#### THE PROBLEM:
Retype only what runs from the first line of the listing to the line holding "t_end = 701", both included. Do not retype the pictures.

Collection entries
********************

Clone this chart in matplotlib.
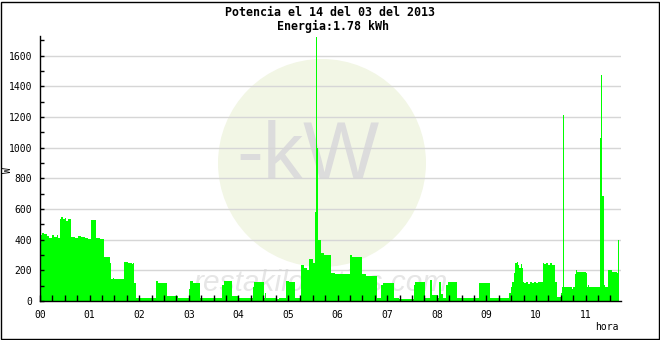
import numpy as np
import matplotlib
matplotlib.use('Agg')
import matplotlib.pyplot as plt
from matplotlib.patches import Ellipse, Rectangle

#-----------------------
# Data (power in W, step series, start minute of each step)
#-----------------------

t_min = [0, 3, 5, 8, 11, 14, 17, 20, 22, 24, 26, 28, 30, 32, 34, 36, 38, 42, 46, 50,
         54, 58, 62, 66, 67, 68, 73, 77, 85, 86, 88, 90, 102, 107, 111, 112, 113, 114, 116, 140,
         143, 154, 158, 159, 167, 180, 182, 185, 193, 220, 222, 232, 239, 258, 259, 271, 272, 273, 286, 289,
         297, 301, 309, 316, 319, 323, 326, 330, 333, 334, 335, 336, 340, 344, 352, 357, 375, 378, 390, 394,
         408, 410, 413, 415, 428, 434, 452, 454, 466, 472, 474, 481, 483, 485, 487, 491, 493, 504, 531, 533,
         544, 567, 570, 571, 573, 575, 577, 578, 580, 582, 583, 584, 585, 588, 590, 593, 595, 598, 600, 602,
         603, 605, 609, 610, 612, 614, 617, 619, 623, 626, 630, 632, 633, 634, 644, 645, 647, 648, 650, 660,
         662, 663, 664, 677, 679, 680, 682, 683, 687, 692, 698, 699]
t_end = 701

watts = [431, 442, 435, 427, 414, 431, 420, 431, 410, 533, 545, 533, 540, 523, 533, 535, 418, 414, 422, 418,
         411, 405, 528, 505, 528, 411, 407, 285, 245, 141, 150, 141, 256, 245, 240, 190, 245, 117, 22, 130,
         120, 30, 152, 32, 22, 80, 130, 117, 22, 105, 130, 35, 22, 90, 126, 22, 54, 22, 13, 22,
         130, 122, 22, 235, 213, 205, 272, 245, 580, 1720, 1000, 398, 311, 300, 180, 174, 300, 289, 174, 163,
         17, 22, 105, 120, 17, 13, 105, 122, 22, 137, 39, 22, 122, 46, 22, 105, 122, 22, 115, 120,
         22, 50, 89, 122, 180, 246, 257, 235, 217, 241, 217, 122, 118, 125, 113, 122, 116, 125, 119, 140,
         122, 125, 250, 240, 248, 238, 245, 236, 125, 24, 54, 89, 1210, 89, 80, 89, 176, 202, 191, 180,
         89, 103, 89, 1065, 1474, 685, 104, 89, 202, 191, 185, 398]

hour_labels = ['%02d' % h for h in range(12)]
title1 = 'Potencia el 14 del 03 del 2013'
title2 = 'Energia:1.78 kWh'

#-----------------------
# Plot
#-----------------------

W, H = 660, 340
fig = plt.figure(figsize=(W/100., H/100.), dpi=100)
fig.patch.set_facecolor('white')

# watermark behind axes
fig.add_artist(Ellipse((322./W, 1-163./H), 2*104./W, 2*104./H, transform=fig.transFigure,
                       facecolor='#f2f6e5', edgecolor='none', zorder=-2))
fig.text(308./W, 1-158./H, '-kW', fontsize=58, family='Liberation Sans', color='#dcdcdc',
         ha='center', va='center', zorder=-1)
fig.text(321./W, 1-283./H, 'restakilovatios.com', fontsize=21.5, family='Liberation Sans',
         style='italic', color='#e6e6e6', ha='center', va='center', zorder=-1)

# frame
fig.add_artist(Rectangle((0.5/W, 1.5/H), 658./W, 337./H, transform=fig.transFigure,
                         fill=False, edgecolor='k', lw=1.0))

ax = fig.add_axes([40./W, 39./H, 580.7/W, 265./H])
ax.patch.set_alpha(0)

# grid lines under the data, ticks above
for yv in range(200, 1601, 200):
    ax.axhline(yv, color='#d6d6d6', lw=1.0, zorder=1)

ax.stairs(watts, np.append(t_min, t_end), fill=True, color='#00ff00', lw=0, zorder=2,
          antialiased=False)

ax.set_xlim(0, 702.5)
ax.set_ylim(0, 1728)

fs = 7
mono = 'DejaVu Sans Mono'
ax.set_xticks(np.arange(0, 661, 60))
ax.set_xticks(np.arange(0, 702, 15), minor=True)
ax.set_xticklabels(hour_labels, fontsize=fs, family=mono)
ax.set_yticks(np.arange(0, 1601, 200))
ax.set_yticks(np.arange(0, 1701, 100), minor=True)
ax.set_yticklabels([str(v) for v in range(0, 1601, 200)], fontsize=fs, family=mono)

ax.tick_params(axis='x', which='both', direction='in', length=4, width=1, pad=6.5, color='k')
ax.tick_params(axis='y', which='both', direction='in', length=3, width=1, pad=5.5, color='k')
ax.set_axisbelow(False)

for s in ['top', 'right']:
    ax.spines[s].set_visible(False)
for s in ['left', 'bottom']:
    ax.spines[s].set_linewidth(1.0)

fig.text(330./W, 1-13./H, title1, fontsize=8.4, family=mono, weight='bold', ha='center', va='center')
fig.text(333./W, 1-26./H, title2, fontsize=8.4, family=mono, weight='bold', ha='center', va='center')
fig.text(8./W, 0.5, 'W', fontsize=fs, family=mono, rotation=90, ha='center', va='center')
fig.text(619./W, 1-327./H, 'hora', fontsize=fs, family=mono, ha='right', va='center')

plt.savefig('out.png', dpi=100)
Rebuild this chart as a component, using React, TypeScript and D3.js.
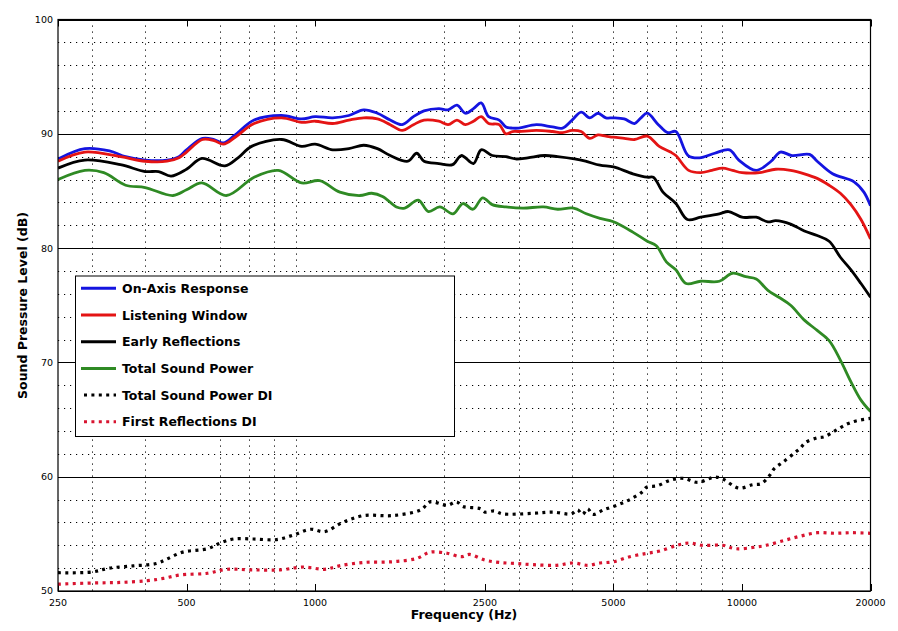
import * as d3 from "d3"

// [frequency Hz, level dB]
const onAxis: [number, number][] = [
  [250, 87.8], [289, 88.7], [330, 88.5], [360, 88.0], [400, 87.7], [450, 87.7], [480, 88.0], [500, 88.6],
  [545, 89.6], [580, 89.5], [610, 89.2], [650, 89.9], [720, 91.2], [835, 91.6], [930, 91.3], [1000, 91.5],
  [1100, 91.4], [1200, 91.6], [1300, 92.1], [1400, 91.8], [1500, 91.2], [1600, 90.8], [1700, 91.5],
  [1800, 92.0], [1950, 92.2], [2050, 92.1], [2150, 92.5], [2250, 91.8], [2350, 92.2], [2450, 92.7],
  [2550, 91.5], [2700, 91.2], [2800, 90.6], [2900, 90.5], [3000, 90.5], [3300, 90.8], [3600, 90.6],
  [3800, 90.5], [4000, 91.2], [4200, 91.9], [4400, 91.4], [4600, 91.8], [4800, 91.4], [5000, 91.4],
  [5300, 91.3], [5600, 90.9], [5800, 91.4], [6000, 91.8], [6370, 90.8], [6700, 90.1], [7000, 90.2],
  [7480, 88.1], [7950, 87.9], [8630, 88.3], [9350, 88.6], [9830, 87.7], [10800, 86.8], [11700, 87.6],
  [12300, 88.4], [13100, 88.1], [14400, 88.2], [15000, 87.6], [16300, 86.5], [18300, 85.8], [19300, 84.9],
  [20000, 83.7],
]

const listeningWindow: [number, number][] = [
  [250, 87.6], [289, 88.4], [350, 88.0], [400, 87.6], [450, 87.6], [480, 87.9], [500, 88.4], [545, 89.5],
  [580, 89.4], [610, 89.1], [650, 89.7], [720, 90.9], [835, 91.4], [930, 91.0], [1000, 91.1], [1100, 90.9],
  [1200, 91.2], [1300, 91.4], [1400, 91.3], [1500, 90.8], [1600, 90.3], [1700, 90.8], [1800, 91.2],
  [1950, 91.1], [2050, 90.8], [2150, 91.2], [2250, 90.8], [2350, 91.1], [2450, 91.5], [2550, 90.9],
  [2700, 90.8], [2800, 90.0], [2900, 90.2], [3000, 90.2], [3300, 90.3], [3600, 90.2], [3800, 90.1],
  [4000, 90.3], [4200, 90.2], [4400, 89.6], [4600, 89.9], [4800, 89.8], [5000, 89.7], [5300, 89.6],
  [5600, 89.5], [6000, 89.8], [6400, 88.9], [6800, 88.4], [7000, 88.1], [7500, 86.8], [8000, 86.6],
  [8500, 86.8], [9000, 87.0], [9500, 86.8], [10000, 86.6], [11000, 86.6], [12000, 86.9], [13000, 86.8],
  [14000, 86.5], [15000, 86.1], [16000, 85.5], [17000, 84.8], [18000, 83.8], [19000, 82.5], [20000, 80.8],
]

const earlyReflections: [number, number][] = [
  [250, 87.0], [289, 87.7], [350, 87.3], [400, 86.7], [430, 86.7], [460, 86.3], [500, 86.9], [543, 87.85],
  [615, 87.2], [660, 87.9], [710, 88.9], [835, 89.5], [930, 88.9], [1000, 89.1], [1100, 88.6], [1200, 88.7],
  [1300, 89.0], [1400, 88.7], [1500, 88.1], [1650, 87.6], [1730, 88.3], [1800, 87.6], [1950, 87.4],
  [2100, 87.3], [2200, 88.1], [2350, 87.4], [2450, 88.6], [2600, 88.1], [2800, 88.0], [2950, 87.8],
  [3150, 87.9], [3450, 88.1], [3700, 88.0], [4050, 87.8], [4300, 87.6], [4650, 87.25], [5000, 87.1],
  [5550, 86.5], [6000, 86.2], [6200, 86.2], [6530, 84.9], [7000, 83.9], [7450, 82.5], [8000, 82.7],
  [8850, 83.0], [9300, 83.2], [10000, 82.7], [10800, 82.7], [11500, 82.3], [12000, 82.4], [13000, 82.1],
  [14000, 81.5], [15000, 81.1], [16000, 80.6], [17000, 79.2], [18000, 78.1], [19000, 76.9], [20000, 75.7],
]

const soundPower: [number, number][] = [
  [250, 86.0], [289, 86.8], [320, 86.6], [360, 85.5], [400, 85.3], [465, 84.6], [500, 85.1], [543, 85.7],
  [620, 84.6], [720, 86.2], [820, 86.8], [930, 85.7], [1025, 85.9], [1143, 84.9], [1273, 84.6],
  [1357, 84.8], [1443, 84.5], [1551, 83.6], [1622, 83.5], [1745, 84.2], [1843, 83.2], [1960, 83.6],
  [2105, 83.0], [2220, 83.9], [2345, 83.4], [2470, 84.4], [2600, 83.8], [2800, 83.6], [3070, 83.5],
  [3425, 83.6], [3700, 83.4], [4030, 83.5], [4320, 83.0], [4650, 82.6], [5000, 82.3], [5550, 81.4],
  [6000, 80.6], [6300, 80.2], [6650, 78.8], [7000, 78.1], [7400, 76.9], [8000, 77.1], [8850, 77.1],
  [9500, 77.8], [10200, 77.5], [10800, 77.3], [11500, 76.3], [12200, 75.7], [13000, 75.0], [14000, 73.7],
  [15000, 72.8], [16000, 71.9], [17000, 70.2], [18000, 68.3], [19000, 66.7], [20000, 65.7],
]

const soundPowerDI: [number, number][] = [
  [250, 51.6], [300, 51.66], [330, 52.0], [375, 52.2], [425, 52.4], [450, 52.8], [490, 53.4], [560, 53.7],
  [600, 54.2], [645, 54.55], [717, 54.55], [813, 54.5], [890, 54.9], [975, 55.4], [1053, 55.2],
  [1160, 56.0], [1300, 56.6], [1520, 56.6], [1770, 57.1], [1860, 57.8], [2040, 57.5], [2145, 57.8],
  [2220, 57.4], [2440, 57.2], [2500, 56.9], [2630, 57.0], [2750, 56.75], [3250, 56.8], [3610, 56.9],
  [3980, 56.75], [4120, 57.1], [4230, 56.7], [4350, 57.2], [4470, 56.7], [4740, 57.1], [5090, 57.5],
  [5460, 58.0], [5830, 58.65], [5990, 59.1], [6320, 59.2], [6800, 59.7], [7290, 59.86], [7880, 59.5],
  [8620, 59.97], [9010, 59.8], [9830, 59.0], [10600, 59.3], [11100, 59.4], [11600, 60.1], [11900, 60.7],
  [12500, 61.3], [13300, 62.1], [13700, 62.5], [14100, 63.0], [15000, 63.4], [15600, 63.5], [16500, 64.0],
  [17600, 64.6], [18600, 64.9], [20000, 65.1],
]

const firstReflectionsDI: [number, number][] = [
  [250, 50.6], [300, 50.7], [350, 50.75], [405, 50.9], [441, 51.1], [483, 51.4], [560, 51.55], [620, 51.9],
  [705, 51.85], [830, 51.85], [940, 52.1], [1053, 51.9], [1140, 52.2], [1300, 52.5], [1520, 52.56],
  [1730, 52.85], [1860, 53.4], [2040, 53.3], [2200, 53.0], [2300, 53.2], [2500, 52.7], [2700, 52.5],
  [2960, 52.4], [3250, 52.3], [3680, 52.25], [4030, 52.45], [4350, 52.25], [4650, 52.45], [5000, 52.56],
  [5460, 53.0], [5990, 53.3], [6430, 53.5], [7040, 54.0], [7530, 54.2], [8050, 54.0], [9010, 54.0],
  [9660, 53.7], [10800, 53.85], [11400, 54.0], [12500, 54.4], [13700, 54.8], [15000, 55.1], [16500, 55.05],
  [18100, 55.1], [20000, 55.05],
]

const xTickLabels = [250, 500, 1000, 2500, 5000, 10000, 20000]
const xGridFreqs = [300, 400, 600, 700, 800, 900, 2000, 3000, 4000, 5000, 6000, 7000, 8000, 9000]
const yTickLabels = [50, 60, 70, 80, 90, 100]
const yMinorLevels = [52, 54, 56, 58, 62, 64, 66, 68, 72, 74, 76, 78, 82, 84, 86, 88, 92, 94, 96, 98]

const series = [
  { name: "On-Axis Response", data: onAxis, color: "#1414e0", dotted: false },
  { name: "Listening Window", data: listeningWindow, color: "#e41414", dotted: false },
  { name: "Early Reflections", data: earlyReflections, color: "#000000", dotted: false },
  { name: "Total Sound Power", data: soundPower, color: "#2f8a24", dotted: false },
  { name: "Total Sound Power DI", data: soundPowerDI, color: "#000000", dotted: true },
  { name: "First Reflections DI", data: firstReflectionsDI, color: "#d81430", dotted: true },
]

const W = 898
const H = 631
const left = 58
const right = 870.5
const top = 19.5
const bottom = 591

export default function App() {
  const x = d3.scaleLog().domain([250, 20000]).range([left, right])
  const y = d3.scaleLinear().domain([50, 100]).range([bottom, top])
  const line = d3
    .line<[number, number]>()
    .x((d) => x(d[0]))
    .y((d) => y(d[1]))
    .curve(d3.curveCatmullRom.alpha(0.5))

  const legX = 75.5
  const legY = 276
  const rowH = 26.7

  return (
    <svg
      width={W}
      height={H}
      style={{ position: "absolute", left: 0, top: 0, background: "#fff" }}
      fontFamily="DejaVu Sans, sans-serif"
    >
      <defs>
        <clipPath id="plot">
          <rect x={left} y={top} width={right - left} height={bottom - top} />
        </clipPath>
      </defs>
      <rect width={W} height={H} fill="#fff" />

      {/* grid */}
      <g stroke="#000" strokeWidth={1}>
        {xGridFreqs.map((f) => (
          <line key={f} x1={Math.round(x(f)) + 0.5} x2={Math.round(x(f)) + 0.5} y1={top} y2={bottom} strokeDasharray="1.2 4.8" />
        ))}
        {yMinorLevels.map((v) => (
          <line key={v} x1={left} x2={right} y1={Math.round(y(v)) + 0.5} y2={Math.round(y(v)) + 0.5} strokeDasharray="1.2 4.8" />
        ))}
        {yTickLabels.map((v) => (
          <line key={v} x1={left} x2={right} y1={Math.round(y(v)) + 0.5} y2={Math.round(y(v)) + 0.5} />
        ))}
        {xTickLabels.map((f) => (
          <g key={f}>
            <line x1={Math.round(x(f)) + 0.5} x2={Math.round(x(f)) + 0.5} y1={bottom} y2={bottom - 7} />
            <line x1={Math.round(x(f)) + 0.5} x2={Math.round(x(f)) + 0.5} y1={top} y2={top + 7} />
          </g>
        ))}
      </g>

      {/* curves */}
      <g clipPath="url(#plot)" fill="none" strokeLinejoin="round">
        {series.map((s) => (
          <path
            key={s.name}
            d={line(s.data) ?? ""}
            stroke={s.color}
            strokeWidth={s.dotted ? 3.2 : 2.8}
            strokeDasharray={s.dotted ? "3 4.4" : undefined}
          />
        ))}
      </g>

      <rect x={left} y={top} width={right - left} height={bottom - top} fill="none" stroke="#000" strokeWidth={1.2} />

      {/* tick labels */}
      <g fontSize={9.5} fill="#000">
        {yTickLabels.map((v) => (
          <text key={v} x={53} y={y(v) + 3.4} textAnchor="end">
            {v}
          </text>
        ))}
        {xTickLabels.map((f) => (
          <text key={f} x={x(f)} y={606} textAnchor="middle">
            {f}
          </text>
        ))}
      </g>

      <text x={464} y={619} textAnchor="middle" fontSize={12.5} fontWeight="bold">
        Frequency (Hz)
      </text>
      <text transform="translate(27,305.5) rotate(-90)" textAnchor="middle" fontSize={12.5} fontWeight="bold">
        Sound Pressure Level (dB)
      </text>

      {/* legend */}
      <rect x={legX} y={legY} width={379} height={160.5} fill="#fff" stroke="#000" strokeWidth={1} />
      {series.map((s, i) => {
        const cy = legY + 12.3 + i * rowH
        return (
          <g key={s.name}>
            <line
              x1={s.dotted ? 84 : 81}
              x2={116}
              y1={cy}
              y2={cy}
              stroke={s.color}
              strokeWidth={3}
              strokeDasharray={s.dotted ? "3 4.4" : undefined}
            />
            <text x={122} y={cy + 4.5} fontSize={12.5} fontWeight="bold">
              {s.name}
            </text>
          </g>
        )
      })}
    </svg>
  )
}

********************

#### WRITTEN ANSWER:
Clone this chart in matplotlib.
import numpy as np
import matplotlib
matplotlib.use('Agg')
import matplotlib.pyplot as plt
from matplotlib.patches import Ellipse, Rectangle

#-----------------------
# Data (power in W, step series, start minute of each step)
#-----------------------

t_min = [0, 3, 5, 8, 11, 14, 17, 20, 22, 24, 26, 28, 30, 32, 34, 36, 38, 42, 46, 50,
         54, 58, 62, 66, 67, 68, 73, 77, 85, 86, 88, 90, 102, 107, 111, 112, 113, 114, 116, 140,
         143, 154, 158, 159, 167, 180, 182, 185, 193, 220, 222, 232, 239, 258, 259, 271, 272, 273, 286, 289,
         297, 301, 309, 316, 319, 323, 326, 330, 333, 334, 335, 336, 340, 344, 352, 357, 375, 378, 390, 394,
         408, 410, 413, 415, 428, 434, 452, 454, 466, 472, 474, 481, 483, 485, 487, 491, 493, 504, 531, 533,
         544, 567, 570, 571, 573, 575, 577, 578, 580, 582, 583, 584, 585, 588, 590, 593, 595, 598, 600, 602,
         603, 605, 609, 610, 612, 614, 617, 619, 623, 626, 630, 632, 633, 634, 644, 645, 647, 648, 650, 660,
         662, 663, 664, 677, 679, 680, 682, 683, 687, 692, 698, 699]
t_end = 701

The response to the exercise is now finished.